This week we have seen the 10-year start to consolidate below 3%, as the 10-year touched it this week, but bounced off it quickly. The 10-year got as low as 2.77% but bounced off that level as well. There have been two voices in the market; one is that the Fed is way behind the curve on inflation and that we need Fed Funds rates at 3-4% ASAP. The other voice is pointing to raising rates causing a growth scare that could damage the economy. That makes every piece of data, especially the inflation data, very important. Still, best to be defensive as this plays out. The mortgage market has been very volatile and the moves that we are seeing are large and can happen very quickly.
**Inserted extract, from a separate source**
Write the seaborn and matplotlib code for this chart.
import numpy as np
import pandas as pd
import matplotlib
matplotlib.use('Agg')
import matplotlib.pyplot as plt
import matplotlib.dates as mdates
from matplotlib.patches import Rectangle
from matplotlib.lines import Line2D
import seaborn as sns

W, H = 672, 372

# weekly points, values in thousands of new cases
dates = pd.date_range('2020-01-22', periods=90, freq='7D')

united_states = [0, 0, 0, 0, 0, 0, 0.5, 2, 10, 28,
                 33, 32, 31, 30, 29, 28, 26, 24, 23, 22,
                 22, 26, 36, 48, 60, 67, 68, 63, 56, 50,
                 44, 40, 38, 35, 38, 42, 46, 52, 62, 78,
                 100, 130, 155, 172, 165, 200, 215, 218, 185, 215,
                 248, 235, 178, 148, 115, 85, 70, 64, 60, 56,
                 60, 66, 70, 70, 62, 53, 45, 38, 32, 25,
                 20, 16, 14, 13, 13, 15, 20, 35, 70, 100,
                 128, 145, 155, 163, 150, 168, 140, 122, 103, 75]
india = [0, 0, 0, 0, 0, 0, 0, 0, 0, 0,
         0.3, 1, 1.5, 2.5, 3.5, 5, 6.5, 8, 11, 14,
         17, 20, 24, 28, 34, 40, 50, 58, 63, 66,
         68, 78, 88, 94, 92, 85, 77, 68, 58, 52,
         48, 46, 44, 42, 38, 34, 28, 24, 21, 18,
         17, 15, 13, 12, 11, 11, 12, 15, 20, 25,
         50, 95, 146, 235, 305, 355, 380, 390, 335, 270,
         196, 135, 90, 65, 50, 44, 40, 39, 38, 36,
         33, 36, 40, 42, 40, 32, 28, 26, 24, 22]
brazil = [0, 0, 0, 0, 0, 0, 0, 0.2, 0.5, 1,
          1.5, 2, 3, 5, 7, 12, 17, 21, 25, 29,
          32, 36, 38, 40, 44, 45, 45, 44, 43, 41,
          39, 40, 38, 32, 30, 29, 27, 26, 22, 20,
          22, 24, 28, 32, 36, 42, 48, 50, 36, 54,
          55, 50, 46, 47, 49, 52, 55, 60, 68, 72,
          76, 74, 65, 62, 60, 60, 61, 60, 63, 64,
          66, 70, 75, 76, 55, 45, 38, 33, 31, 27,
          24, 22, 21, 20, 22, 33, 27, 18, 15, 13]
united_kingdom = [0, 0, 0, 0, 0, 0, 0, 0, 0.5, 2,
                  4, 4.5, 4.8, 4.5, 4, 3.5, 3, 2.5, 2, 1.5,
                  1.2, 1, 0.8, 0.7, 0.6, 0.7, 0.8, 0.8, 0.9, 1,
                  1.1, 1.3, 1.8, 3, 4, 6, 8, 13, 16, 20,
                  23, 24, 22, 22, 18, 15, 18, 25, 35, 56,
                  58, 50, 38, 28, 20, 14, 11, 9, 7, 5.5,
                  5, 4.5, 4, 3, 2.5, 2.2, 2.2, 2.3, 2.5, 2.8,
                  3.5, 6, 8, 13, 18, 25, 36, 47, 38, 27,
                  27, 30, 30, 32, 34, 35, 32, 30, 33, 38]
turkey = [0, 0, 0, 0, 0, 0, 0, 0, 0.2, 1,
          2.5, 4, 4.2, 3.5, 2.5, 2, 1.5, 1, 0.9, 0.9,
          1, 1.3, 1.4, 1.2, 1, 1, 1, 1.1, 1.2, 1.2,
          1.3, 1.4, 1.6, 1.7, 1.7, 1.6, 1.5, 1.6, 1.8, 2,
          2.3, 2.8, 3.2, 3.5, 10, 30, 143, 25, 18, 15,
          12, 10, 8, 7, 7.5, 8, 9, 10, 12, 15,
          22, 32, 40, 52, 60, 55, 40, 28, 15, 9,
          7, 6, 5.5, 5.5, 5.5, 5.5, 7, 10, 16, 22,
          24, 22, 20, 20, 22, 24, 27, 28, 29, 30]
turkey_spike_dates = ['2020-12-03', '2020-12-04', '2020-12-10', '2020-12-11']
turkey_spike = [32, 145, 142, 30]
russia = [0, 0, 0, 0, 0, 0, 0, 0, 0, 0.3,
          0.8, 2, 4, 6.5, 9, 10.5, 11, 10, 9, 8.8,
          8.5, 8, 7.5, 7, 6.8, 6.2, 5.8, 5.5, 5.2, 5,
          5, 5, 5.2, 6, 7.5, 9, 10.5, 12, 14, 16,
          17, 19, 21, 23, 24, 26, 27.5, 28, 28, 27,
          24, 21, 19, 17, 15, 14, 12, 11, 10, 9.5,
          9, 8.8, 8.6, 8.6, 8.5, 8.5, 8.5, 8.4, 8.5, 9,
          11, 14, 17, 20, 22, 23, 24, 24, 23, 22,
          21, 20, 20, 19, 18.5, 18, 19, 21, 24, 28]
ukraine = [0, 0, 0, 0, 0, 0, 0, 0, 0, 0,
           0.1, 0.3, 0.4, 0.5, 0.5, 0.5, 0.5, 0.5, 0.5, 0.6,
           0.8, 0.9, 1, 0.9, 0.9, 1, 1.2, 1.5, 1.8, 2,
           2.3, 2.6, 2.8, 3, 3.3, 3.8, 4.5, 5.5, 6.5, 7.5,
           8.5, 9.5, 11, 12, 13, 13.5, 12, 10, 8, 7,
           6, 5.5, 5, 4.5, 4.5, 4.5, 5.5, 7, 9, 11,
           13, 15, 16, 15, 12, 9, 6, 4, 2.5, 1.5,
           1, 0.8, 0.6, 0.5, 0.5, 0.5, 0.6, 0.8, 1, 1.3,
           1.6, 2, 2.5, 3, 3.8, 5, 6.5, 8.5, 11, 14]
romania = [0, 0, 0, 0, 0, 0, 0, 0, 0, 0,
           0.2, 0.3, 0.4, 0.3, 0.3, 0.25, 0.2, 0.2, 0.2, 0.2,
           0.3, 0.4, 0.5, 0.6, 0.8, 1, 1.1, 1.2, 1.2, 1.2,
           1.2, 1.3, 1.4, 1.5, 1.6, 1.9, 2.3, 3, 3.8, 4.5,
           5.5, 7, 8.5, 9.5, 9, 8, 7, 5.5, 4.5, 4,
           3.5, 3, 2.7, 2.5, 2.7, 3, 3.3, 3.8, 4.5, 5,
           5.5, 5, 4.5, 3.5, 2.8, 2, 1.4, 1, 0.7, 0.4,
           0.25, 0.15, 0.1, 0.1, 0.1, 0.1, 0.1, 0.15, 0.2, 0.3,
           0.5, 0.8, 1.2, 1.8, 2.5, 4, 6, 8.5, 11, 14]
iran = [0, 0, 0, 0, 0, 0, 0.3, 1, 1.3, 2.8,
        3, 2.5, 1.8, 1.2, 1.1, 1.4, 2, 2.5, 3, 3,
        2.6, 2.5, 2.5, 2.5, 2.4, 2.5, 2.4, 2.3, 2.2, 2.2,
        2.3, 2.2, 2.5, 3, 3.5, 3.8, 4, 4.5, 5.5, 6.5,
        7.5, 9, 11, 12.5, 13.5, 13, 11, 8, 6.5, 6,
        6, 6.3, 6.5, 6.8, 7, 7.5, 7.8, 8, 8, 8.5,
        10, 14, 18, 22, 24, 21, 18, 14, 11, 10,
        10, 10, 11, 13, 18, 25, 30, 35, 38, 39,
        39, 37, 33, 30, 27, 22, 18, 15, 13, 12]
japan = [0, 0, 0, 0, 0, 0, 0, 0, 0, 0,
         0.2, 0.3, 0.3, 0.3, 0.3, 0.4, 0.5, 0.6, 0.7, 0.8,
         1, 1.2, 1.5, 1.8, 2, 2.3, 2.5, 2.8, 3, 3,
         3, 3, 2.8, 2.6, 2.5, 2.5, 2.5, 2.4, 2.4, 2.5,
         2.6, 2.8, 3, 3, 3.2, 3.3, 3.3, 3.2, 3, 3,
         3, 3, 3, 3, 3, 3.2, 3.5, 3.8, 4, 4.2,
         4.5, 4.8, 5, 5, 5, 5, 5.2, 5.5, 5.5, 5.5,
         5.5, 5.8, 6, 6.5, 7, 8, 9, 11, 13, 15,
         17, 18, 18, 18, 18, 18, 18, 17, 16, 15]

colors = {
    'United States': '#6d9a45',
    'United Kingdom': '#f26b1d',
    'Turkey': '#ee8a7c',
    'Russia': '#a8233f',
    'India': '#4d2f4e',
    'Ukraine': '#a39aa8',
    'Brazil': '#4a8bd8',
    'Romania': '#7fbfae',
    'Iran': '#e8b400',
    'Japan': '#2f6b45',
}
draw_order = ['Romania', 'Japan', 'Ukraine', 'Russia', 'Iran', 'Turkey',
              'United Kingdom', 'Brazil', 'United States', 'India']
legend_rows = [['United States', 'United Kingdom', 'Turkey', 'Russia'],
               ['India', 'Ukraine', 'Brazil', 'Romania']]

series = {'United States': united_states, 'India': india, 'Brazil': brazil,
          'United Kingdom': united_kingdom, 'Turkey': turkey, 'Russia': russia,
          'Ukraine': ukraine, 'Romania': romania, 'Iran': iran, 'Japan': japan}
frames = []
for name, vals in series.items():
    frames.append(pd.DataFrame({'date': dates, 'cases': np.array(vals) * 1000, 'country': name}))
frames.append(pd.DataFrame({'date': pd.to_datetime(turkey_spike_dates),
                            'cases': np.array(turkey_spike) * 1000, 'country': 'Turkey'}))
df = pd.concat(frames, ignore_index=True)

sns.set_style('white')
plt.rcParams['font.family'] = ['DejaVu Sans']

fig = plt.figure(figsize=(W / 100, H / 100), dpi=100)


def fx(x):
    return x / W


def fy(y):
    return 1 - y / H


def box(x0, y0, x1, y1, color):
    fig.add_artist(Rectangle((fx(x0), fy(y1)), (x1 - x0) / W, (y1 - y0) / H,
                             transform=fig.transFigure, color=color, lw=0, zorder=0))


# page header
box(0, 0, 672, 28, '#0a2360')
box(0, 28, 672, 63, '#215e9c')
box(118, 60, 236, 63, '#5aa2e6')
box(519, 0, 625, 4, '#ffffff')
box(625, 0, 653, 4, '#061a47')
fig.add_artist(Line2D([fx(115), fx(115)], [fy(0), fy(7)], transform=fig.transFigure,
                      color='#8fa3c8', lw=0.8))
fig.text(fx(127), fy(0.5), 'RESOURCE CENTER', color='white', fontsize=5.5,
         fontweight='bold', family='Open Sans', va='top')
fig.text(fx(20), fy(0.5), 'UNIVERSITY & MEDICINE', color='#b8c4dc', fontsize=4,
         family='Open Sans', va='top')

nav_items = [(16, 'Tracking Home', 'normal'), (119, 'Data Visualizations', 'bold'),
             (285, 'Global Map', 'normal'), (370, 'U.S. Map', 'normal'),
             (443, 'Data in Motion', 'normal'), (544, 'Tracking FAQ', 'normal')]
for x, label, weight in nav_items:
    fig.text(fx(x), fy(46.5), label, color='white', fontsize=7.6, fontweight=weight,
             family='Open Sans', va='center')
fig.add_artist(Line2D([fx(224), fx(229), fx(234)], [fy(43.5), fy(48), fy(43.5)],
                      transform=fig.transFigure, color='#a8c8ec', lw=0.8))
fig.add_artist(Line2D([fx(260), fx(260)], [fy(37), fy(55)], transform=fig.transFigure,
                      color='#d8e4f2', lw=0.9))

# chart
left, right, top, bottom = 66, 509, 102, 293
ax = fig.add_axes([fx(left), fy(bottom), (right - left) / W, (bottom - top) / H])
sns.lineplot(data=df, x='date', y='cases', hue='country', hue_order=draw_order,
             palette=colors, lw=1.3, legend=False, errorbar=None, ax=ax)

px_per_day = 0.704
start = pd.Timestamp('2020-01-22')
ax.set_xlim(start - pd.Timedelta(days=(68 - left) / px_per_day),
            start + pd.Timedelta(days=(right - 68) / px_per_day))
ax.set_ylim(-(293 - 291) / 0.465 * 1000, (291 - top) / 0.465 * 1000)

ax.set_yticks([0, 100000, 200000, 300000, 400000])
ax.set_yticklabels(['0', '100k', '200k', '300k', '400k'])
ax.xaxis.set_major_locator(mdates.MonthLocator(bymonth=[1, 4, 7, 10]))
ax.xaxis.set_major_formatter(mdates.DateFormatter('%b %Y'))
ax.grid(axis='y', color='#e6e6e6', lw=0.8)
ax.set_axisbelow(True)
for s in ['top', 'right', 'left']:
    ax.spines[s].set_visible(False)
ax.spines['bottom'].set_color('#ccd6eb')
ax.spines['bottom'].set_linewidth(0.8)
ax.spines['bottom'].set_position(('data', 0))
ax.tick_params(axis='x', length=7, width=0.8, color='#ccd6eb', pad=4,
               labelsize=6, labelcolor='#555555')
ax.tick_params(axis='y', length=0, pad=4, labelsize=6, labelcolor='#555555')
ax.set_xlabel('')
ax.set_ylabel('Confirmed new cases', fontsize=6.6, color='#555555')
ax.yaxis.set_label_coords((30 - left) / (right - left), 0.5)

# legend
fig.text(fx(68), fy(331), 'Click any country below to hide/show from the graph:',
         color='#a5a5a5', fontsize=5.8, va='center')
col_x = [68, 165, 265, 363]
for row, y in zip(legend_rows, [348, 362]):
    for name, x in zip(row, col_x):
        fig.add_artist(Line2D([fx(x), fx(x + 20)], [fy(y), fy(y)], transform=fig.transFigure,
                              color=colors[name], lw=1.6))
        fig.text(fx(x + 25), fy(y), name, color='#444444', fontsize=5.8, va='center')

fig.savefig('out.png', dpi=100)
Housing Starts for April came in a little under expectations at 1.724 mln, below expectations of 1.756 mln. Housing starts for March were revised lower, from 1.793 mln to 1.78 mln. This takes the MoM change to -0.2%, beating expectations of -2.1%. Building Permits came in at 1.819 mln, above the expectations of 1.814 mln, while March's numbers were revised from 1.873 mln to 1.870 mln. The MoM change is -3.2%, which is slightly higher than market expectations of -3.0%. Looking into the details, the overall number of backlogs has climbed to the highest since 1974.
Mortgage Applications fell 11.0% for the week ending May 13, which is the first time since the week of April 22. Purchases were down 11.9%, while refinances were down 9.5%. The average 30-year fixed rate is 5.49%. "The housing market is facing growing challenges," said NAHB Chief Economist Robert Dietz. "Building material costs are up 19% from a year ago, in less than three months mortgage rates have surged to a 12-year high and based on current affordability conditions, less than 50% of new and existing home sales are affordable for a typical family. Entry-level and first-time home buyers are especially bearing the brunt of this rapid rise in mortgage rates."
Retail Sales for April came in 0.9% MoM, meeting market expectations, but ex-auto sales beat market expectations coming in 0.6% instead of 0.4%. The control group also saw a nice jump and market beat, 1.0% instead of 0.5% which was the market was expecting. Annual revisions were positive, 1.7% from 0.8% for February, and 1.4% from 0.5% in March. The data suggests that consumers are still spending at a rapid pace, even as prices rise at the fastest pace in decades.
Empire State Manufacturing Index
New York Fed's Empire State Manufacturing index fell 36.2 points from last month's reading to -11.6 for May, which is the lowest level since May 2020 and missed the market expectations of 15.0. Looking at the internals, there were some large drops there as well. The new orders index plunged from 25.1 to -8.8, the shipments index fell from 34.5 to -15 and the unfilled orders index dropped 17.3 to 2.6. The prices paid index did fall from 86.4 to 73.7, which is still a pretty elevated level. This is a surprising miss.